- [Material]:
-*-
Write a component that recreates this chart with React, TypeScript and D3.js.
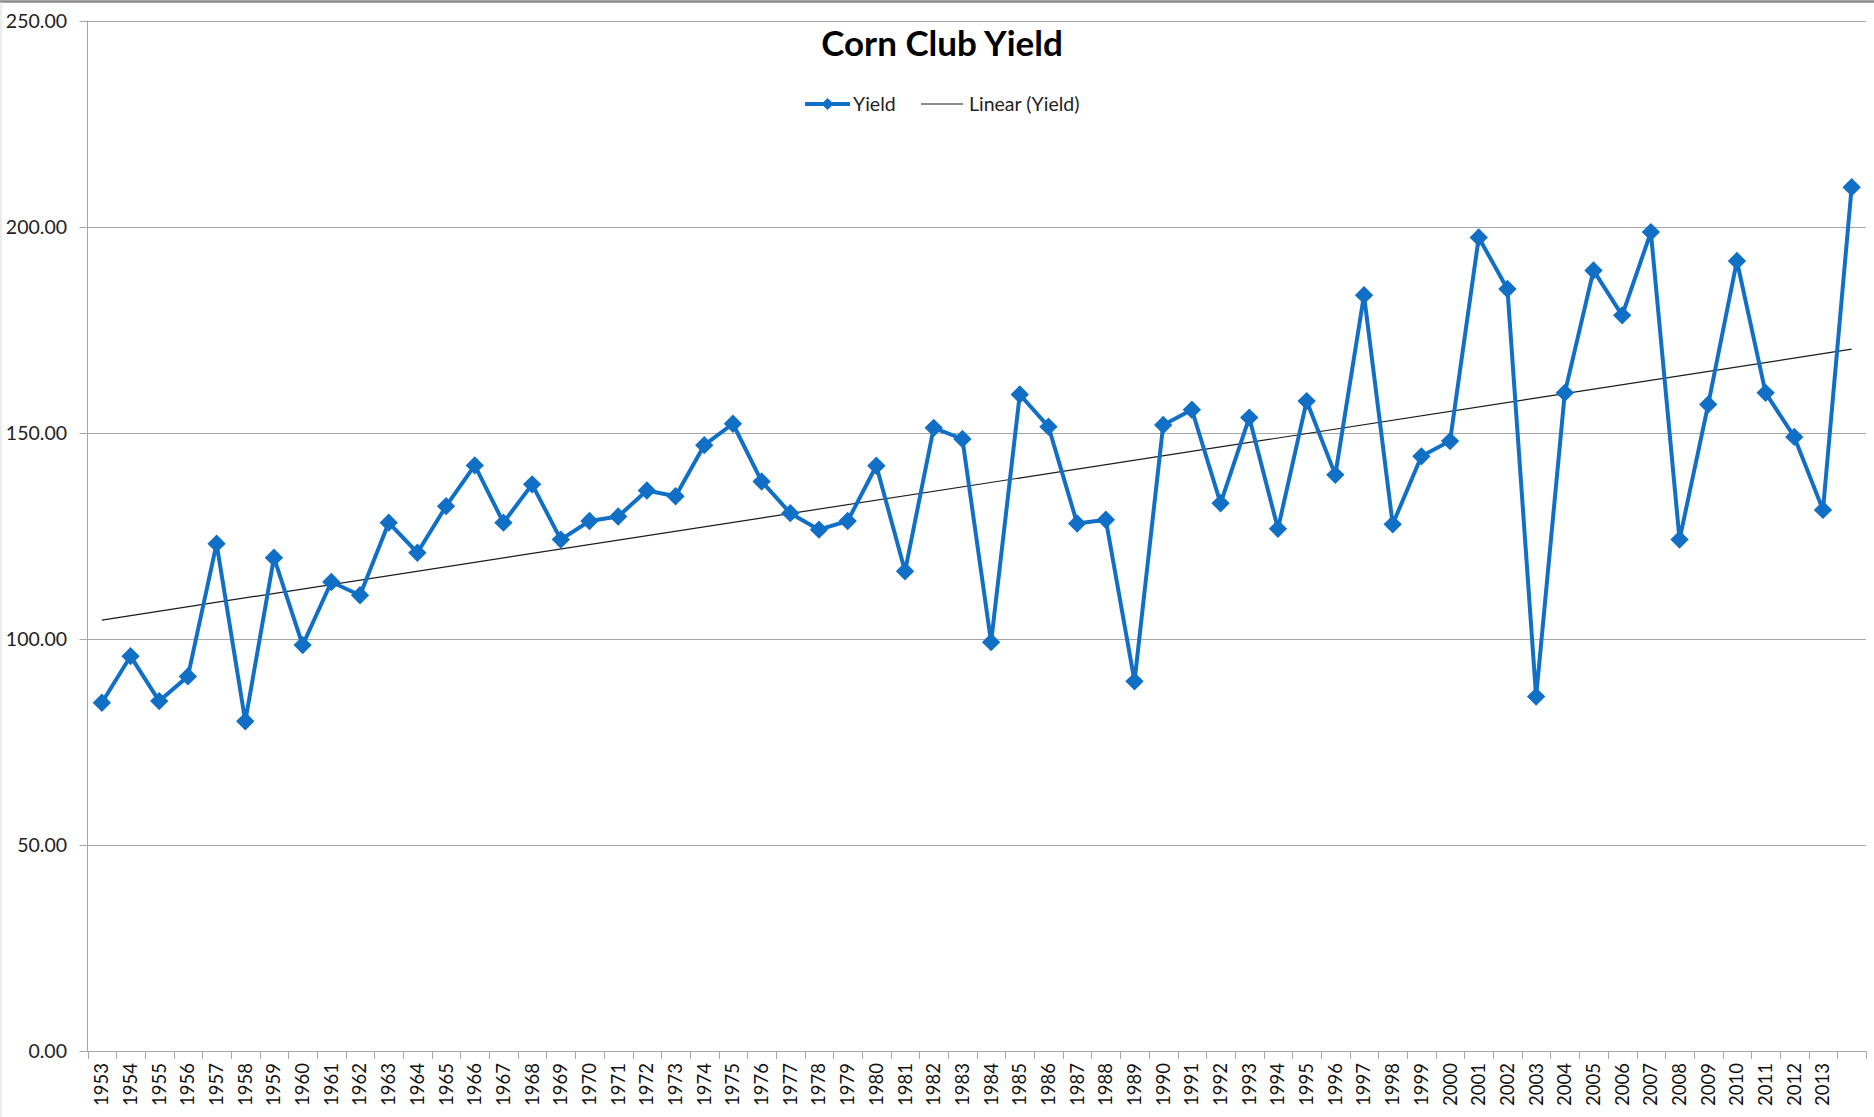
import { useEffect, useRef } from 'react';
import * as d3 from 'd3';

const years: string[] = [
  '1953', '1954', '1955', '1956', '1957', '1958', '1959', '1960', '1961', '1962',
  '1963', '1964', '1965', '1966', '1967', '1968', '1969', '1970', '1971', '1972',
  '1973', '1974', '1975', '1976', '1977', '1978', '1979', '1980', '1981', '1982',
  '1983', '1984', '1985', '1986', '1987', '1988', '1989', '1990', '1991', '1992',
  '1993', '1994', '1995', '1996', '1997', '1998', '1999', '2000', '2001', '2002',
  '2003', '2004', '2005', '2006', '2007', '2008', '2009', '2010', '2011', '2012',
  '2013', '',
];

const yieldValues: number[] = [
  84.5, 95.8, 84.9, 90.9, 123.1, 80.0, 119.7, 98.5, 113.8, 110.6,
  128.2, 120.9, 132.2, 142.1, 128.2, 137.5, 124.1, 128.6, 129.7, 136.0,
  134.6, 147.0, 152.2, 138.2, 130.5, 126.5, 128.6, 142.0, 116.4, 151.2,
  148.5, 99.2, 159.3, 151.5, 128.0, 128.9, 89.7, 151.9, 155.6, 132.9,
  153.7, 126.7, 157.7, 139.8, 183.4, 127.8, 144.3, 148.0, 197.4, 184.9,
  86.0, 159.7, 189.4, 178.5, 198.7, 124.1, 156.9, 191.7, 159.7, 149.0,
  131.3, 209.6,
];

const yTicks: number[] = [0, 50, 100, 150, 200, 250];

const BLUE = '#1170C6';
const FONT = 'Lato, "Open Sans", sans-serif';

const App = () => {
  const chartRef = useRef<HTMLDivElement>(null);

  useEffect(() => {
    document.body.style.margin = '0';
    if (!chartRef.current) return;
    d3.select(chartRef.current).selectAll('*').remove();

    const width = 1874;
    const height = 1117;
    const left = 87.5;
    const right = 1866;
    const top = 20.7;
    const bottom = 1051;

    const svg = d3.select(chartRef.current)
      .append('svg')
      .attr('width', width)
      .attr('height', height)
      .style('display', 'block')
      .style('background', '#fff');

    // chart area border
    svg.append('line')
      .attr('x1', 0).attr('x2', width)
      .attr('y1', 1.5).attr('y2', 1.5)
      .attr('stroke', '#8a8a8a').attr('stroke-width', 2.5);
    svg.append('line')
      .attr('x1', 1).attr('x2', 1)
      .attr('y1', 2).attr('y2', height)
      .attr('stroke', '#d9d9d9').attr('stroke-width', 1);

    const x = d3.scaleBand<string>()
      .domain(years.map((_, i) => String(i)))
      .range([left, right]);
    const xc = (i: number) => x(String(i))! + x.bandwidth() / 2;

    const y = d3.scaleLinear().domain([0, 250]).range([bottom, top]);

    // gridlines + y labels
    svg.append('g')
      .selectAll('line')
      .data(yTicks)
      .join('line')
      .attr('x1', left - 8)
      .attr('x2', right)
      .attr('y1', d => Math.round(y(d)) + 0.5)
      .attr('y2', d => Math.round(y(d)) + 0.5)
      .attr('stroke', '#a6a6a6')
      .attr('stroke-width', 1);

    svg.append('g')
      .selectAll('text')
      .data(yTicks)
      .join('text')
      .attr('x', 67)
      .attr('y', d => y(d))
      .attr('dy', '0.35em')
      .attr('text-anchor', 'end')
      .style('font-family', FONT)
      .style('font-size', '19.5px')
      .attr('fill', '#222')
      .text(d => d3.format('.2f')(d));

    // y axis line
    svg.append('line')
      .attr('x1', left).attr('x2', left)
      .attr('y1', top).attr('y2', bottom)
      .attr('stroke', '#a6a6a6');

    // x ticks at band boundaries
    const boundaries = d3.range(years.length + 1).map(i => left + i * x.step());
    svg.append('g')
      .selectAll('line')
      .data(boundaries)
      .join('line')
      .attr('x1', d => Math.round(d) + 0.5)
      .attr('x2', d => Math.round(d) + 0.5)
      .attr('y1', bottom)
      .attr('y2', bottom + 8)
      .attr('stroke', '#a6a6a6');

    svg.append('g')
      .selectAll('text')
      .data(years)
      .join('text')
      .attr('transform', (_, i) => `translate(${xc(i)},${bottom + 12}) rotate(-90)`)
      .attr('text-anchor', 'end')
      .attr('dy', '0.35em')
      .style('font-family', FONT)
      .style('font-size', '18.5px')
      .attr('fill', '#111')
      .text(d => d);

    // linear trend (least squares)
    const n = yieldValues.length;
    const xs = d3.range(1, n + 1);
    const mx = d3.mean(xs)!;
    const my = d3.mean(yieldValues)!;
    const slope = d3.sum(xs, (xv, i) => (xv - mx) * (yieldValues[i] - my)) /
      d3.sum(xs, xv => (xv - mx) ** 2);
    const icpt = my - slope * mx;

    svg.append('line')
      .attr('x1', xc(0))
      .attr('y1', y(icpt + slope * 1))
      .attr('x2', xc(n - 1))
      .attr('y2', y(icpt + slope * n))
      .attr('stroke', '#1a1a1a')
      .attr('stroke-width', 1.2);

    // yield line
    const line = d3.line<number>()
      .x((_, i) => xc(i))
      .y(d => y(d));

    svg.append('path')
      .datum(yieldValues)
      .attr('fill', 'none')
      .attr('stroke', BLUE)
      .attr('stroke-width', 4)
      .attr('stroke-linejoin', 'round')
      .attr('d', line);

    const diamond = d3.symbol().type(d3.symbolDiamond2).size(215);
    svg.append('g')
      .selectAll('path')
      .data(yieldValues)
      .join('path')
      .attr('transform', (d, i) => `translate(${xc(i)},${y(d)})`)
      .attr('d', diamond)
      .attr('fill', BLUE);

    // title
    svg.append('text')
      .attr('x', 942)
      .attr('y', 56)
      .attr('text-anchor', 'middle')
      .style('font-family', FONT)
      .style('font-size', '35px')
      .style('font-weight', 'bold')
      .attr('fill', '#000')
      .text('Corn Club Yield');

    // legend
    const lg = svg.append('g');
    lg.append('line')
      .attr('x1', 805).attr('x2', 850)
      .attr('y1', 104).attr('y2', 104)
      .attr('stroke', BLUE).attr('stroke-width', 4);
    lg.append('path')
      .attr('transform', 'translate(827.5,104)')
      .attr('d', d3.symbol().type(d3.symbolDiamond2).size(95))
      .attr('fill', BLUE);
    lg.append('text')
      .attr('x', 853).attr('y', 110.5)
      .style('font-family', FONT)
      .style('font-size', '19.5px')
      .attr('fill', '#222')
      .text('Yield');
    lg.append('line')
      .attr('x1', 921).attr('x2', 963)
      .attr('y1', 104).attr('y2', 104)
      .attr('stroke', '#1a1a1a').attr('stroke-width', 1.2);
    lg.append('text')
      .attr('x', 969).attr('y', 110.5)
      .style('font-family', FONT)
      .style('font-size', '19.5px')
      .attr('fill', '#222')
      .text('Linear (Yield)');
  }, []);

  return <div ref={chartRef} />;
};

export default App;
-*-
Restate the data word for word from its first line through the line with "import * as d3 from 'd3';", leaving out any picture along the way.

- [Answer to this task]:
Write a component that recreates this chart with React, TypeScript and D3.js.
import { useEffect, useRef } from 'react';
import * as d3 from 'd3';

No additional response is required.